I’ve posted before about Bobby Jindal being less conservative than people think. Charlie Buras at The Old River Road has more, although he correctly concludes,”In the big scheme of things, the problem is not that these agencies failed. The problem is that in a time of crisis we put our faith in them to save us.”
That’s certainly true. But I also object to the media image of Jindal being built as the great savior of the GOP. He’s undeniably more conservative than McCain. But that’s a very low bar. When he was in Congress, I sent more than a few thank you notes for various things he voted on. I have never missed an opportunity to vote for him, and I always had a sign in my yard for him. But as Governor, he’s disappointed me in some key areas, notably his reluctance to veto the pay raises and his reluctance to dial back the Stelly taxes. His Potemkin ethics reforms are a disgrace. Those things should have been no-brainers and he flubbed them.

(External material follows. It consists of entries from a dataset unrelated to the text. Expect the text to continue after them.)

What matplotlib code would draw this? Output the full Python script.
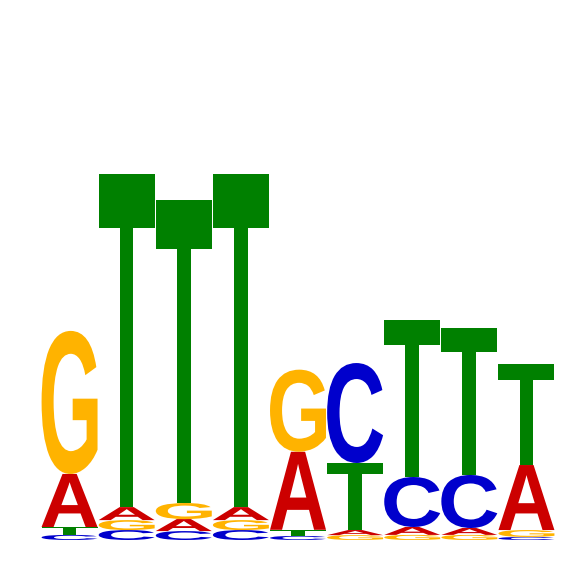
import matplotlib
matplotlib.use("Agg")
import matplotlib.pyplot as plt
from matplotlib.textpath import TextPath
from matplotlib.patches import PathPatch
from matplotlib.font_manager import FontProperties
from matplotlib.transforms import Affine2D
import numpy as np

# letter heights (bits) per position, columns A C G T
letters = ['A', 'C', 'G', 'T']
A = [0.208, 0.051, 0.047, 0.051, 0.306, 0.020, 0.031, 0.027, 0.255]
C = [0.020, 0.039, 0.035, 0.039, 0.016, 0.392, 0.196, 0.208, 0.012]
G = [0.561, 0.039, 0.063, 0.039, 0.322, 0.019, 0.020, 0.020, 0.027]
T = [0.031, 1.306, 1.188, 1.306, 0.024, 0.263, 0.616, 0.576, 0.396]

colors = {'A': '#cc0000', 'C': '#0000cc', 'G': '#ffb300', 'T': '#008000'}

fp = FontProperties(family='Liberation Sans', weight='bold')

fig = plt.figure(figsize=(5.66, 5.66), dpi=100)
ax = fig.add_axes([41/566, 26/566, 514/566, 510/566])
ax.set_xlim(0, 9)
ax.set_ylim(0, 2)
ax.axis('off')


def draw_letter(ch, x, y, w, h):
    tp = TextPath((0, 0), ch, size=1, prop=fp)
    bb = tp.get_extents()
    tr = (Affine2D()
          .translate(-bb.x0, -bb.y0)
          .scale(w / bb.width, h / bb.height)
          .translate(x, y))
    path = tr.transform_path(tp)
    ax.add_patch(PathPatch(path, facecolor=colors[ch], edgecolor='none'))


mat = np.array([A, C, G, T])
for i in range(mat.shape[1]):
    col = mat[:, i]
    order = np.argsort(col, kind='stable')
    y = 0.0
    for k in order:
        h = col[k]
        draw_letter(letters[k], i + 0.01, y, 0.98, h)
        y += h

fig.savefig('out.png', dpi=100)
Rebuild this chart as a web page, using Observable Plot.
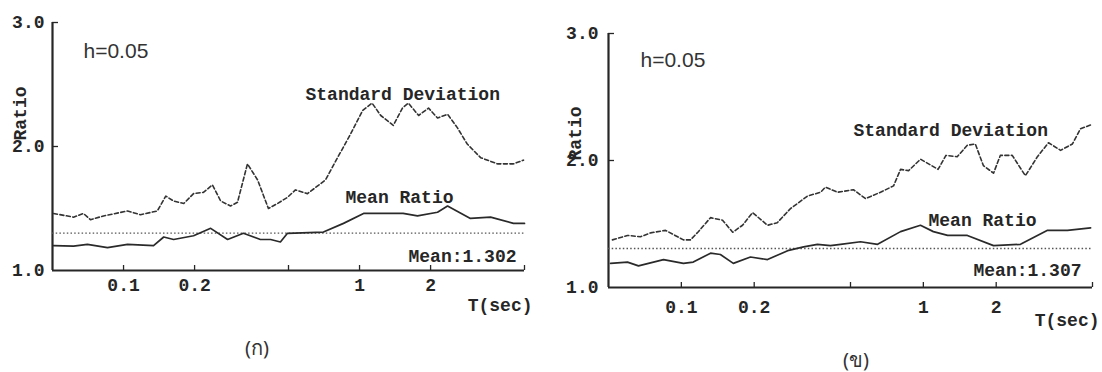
<!DOCTYPE html>
<html>
<head>
<meta charset="utf-8">
<script src="https://cdn.jsdelivr.net/npm/d3@7"></script>
<script src="https://cdn.jsdelivr.net/npm/@observablehq/plot@0.6"></script>
<style>
  body { margin: 0; background: #fff; }
  #wrap { position: relative; width: 1102px; height: 372px; overflow: hidden; background: #fff; }
  .panel { position: absolute; top: 0; }
  .cap { position: absolute; font-family: "Noto Sans", "DejaVu Sans", sans-serif; font-size: 20px; color: #333;
         transform: translate(-50%, -50%); white-space: nowrap; }
</style>
</head>
<body>
<div id="wrap">
  <div id="panelA" class="panel" style="left:0px"></div>
  <div id="panelB" class="panel" style="left:550px"></div>
  <div class="cap" style="left:257px; top:348px">(ก)</div>
  <div class="cap" style="left:856px; top:360px">(ข)</div>
</div>
<script>
// Axis ticks shared by both panels
const periodTicks = [0.05, 0.1, 0.2, 0.5, 1, 2, 5];
const ratioTicks = [1, 2, 3];
const dampingLabel = "h=0.05";

// Panel (ก): standard deviation curve
const periodsSdA = [0.0505, 0.0614, 0.0676, 0.0724, 0.0822, 0.104, 0.118, 0.139, 0.151, 0.163, 0.180, 0.198, 0.218, 0.238, 0.258, 0.284, 0.304, 0.335, 0.370, 0.411, 0.449, 0.495, 0.535, 0.602, 0.717, 0.807, 0.916, 1.03, 1.13, 1.23, 1.39, 1.52, 1.61, 1.78, 1.96, 2.14, 2.36, 2.60, 2.86, 3.26, 3.84, 4.49, 4.95];
const sdA = [1.46, 1.43, 1.46, 1.41, 1.44, 1.48, 1.45, 1.48, 1.60, 1.56, 1.54, 1.62, 1.63, 1.69, 1.56, 1.52, 1.55, 1.86, 1.73, 1.50, 1.54, 1.59, 1.65, 1.62, 1.73, 1.91, 2.10, 2.29, 2.35, 2.25, 2.17, 2.31, 2.35, 2.25, 2.31, 2.23, 2.26, 2.15, 2.02, 1.91, 1.86, 1.86, 1.89];
// Panel (ก): mean ratio curve
const periodsMeanA = [0.0505, 0.0614, 0.0703, 0.0855, 0.104, 0.134, 0.148, 0.163, 0.198, 0.234, 0.276, 0.322, 0.380, 0.420, 0.462, 0.495, 0.703, 0.855, 1.04, 1.53, 1.76, 2.14, 2.36, 2.95, 3.59, 4.49, 5.0];
const meanRatioA = [1.20, 1.196, 1.21, 1.185, 1.21, 1.20, 1.27, 1.25, 1.28, 1.34, 1.25, 1.30, 1.25, 1.25, 1.23, 1.30, 1.31, 1.38, 1.46, 1.46, 1.44, 1.47, 1.52, 1.42, 1.43, 1.38, 1.38];
const overallMeanA = 1.302;

// Panel (ข): standard deviation curve
const periodsSdB = [0.0519, 0.0599, 0.0678, 0.0746, 0.0860, 0.102, 0.109, 0.117, 0.132, 0.148, 0.163, 0.179, 0.197, 0.227, 0.249, 0.282, 0.332, 0.376, 0.394, 0.442, 0.514, 0.577, 0.665, 0.753, 0.805, 0.869, 0.973, 1.15, 1.24, 1.38, 1.52, 1.64, 1.77, 1.95, 2.08, 2.33, 2.64, 2.96, 3.29, 3.69, 4.13, 4.46, 4.91];
const sdB = [1.375, 1.41, 1.40, 1.43, 1.45, 1.375, 1.375, 1.435, 1.55, 1.53, 1.435, 1.49, 1.59, 1.49, 1.51, 1.62, 1.72, 1.75, 1.79, 1.75, 1.77, 1.70, 1.75, 1.80, 1.93, 1.92, 2.01, 1.93, 2.04, 2.03, 2.12, 2.13, 1.96, 1.90, 2.04, 2.04, 1.88, 2.03, 2.14, 2.08, 2.13, 2.25, 2.28];
// Panel (ข): mean ratio curve
const periodsMeanB = [0.051, 0.0599, 0.0665, 0.0844, 0.102, 0.112, 0.132, 0.145, 0.164, 0.193, 0.227, 0.275, 0.320, 0.365, 0.413, 0.455, 0.550, 0.647, 0.805, 0.973, 1.10, 1.26, 1.52, 1.95, 2.52, 3.26, 3.94, 4.91];
const meanRatioB = [1.19, 1.20, 1.17, 1.22, 1.19, 1.20, 1.27, 1.26, 1.19, 1.24, 1.22, 1.29, 1.32, 1.34, 1.33, 1.34, 1.36, 1.34, 1.44, 1.49, 1.44, 1.41, 1.41, 1.33, 1.34, 1.45, 1.45, 1.47];
const overallMeanB = 1.307;

const ink = "#262626";
const mono = "Liberation Mono, DejaVu Sans Mono, monospace";

function ratioPanel(o) {
  const fw = o.width - o.marginLeft - o.marginRight;
  return Plot.plot({
    width: o.width,
    height: o.height,
    marginLeft: o.marginLeft,
    marginRight: o.marginRight,
    marginTop: o.marginTop,
    marginBottom: o.marginBottom,
    style: { fontFamily: mono, fontSize: "18px", fontWeight: "bold", color: ink, background: "transparent", overflow: "visible" },
    x: { type: "log", domain: [0.05, 5] },
    y: { domain: [1, 3] },
    marks: [
      // period tick labels and short inward ticks
      Plot.axisX(periodTicks, { tickSize: 0, tickPadding: o.xPad, tickFormat: d => String(d), label: null, fill: ink }),
      Plot.axisX(periodTicks.slice(1), { tickSize: 5, dy: -5, tickFormat: () => "", label: null, stroke: ink, strokeWidth: 1.3 }),
      // ratio tick labels and inward ticks
      Plot.axisY(ratioTicks, { tickSize: 0, tickPadding: o.yPad, label: null, fill: ink }),
      Plot.axisY(ratioTicks.slice(1), { tickSize: 6, dx: 6, tickFormat: () => "", label: null, stroke: ink, strokeWidth: 1.3 }),
      // axis lines
      Plot.ruleX([0.05], { stroke: ink, strokeWidth: 2.2 }),
      Plot.ruleY([1], { stroke: ink, strokeWidth: 2 }),
      // overall mean (dotted)
      Plot.ruleY([o.overallMean], { stroke: "#555", strokeWidth: 1.3, strokeDasharray: "1.5 2.2" }),
      // standard deviation (dashed) and mean ratio (solid)
      Plot.line(o.periodsSd, { x: o.periodsSd, y: o.sd, stroke: "#333", strokeWidth: 1.6, strokeDasharray: "4 2.5", curve: "linear" }),
      Plot.line(o.periodsMean, { x: o.periodsMean, y: o.meanRatio, stroke: "#2a2a2a", strokeWidth: 1.7, curve: "linear" }),
      // annotations
      Plot.text([dampingLabel], { text: d => d, frameAnchor: "top-left", dx: o.h[0], dy: o.h[1], textAnchor: "start",
        fontFamily: "Liberation Sans, Arial, sans-serif", fontWeight: "normal", fontSize: 21, fill: "#333" }),
      Plot.text(["Standard Deviation"], { text: d => d, frameAnchor: "top-left", dx: o.sdLab[0], dy: o.sdLab[1], textAnchor: "start", fill: ink }),
      Plot.text(["Mean Ratio"], { text: d => d, frameAnchor: "top-left", dx: o.meanLab[0], dy: o.meanLab[1], textAnchor: "start", fill: ink }),
      Plot.text([o.overallMean], { text: d => `Mean:${d}`, frameAnchor: "top-left", dx: o.valLab[0], dy: o.valLab[1], textAnchor: "start", fill: ink }),
      Plot.text(["Ratio"], { text: d => d, frameAnchor: "left", rotate: -90, dx: o.yLab[0], dy: o.yLab[1], fill: ink }),
      Plot.text(["T(sec)"], { text: d => d, frameAnchor: "bottom-right", dx: o.xLab[0], dy: o.xLab[1], textAnchor: "end", fill: ink })
    ]
  });
}

document.getElementById("panelA").append(ratioPanel({
  width: 550, height: 330, marginLeft: 52, marginRight: 26, marginTop: 22, marginBottom: 60,
  xPad: 8, yPad: 8,
  periodsSd: periodsSdA, sd: sdA, periodsMean: periodsMeanA, meanRatio: meanRatioA, overallMean: overallMeanA,
  h: [31, 21], sdLab: [253, 65], meanLab: [293, 168], valLab: [356, 227], yLab: [-32, -6], xLab: [8, 40]
}));

document.getElementById("panelB").append(ratioPanel({
  width: 552, height: 340, marginLeft: 58, marginRight: 10, marginTop: 33, marginBottom: 53,
  xPad: 13, yPad: 10,
  periodsSd: periodsSdB, sd: sdB, periodsMean: periodsMeanB, meanRatio: meanRatioB, overallMean: overallMeanB,
  h: [32, 19], sdLab: [245, 90], meanLab: [320, 180], valLab: [365, 230], yLab: [-33, 0], xLab: [7, 38]
}));
</script>
</body>
</html>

He was given credit for being some kind of wunderkind for running the show adequately during Gustav, but the facts are less clear.
At a shelter in Monroe, 100 patients — some in need of dialysis and breathing treatments — sat on a bus soiling themselves the day the hurricane hit because wheelchairs and adequate medical staff were not on hand….
A review of several thousand pages of e-mails obtained by The Advocate from the state Department of Social Services also points to problems with delivering evacuees to shelters and returning them home.
…the e-mails appear to show failures by other state agencies — specifically, the state Department of Transportation and Development and the state Department of Health and Hospitals. Both those agencies are run by cabinet secretaries Jindal personally recruited from other states….
Mind you, he beats Blanco hands-down. But that bar is so low a toddler could hurdle it with ease. I’m rooting for Bobby, but his reputation is outpacing his performance and that is worrisome if he’s really looking ahead to 2012. I don’t want him to be the straw man that Obama easily knocks down.






I couldn’t care less about the pay raise for legislators, the weak ethics rules, or some minor problems with evacuation — but the proposed $240 expansion of medicine for poor people bothers me. It sounds like Jindal is George Bush III.
Even McCain voted against the Medicare expansion.
I guess maybe I’ll start routing more strongly for Palin in 2012, or maybe the Florida guy.